What needs to be done
Copy out all lines where "that" appears.

Provided entries
────────

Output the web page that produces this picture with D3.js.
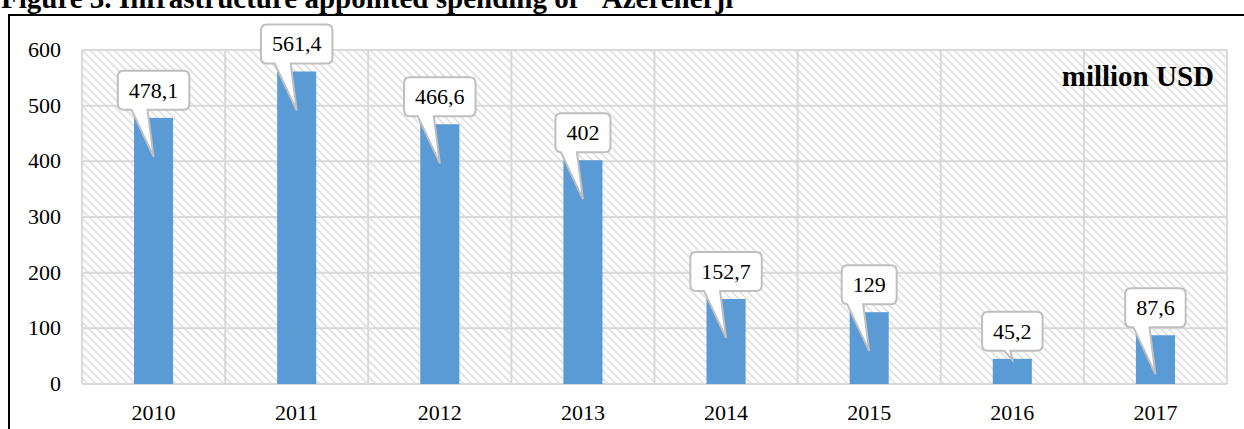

────────

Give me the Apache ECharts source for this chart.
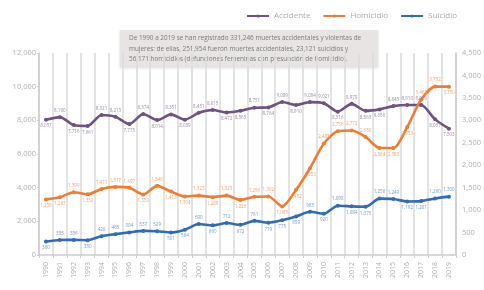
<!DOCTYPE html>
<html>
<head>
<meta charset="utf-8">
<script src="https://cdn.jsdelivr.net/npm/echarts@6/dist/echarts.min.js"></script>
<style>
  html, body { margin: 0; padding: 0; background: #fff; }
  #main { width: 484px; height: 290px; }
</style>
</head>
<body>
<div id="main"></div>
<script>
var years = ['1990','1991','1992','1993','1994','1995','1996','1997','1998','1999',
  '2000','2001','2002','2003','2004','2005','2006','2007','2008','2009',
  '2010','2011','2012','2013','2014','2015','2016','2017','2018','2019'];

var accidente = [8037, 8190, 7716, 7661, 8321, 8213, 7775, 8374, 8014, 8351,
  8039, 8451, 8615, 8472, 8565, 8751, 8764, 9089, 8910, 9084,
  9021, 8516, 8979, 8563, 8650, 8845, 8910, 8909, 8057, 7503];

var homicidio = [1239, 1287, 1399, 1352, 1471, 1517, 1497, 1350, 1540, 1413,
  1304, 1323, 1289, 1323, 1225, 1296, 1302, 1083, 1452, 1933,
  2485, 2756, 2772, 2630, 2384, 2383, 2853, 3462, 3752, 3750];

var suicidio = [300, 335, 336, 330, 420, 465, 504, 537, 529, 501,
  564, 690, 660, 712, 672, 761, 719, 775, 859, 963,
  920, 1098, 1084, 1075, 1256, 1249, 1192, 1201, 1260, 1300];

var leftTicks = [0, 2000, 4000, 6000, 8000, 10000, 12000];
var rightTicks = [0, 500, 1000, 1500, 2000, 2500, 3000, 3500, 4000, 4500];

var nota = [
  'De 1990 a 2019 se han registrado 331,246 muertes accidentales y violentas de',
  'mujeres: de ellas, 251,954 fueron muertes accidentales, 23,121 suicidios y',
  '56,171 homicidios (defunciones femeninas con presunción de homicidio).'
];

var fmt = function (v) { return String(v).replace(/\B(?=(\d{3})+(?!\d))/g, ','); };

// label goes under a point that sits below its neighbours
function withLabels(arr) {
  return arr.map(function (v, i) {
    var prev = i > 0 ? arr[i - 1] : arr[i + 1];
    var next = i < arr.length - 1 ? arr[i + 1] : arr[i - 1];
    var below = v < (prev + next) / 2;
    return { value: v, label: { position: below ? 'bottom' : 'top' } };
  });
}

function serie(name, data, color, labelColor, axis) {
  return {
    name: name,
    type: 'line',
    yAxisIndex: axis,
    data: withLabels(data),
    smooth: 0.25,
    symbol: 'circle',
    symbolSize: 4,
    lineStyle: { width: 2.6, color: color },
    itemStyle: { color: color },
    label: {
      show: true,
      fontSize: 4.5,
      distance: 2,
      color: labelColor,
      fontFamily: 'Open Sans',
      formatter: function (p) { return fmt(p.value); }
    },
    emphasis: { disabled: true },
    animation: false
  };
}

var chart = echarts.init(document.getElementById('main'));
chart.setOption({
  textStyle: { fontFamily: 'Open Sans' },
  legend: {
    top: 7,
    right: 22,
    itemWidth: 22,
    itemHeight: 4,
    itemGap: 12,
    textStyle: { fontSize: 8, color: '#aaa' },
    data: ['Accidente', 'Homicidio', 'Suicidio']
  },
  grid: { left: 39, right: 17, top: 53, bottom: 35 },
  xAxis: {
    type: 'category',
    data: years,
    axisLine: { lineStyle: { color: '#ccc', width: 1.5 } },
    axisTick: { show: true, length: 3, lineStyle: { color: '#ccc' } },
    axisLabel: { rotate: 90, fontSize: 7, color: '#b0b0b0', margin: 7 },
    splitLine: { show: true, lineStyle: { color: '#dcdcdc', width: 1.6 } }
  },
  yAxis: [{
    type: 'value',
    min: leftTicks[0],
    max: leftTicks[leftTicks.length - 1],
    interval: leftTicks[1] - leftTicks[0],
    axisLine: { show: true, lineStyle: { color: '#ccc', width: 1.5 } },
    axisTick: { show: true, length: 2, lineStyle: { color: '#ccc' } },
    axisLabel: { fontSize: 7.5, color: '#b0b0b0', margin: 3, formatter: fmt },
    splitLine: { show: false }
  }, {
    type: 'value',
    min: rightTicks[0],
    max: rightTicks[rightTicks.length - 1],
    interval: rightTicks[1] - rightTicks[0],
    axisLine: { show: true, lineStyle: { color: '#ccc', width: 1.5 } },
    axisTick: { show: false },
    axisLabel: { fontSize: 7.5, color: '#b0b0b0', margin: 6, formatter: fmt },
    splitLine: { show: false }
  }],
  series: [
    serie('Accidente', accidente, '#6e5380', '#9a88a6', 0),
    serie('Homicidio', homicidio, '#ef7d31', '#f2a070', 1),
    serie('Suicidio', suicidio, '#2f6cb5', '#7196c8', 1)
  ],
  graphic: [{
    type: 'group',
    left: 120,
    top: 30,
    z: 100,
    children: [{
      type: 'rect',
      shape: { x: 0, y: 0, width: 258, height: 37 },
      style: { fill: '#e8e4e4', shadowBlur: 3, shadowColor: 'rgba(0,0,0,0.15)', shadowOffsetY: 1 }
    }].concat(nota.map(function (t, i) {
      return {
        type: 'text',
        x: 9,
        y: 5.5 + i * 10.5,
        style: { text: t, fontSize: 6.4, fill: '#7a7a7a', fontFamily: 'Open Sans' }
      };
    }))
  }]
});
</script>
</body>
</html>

────────

Written response
Output the web page that produces this picture with D3.js.
// label goes under a point that sits below its neighbours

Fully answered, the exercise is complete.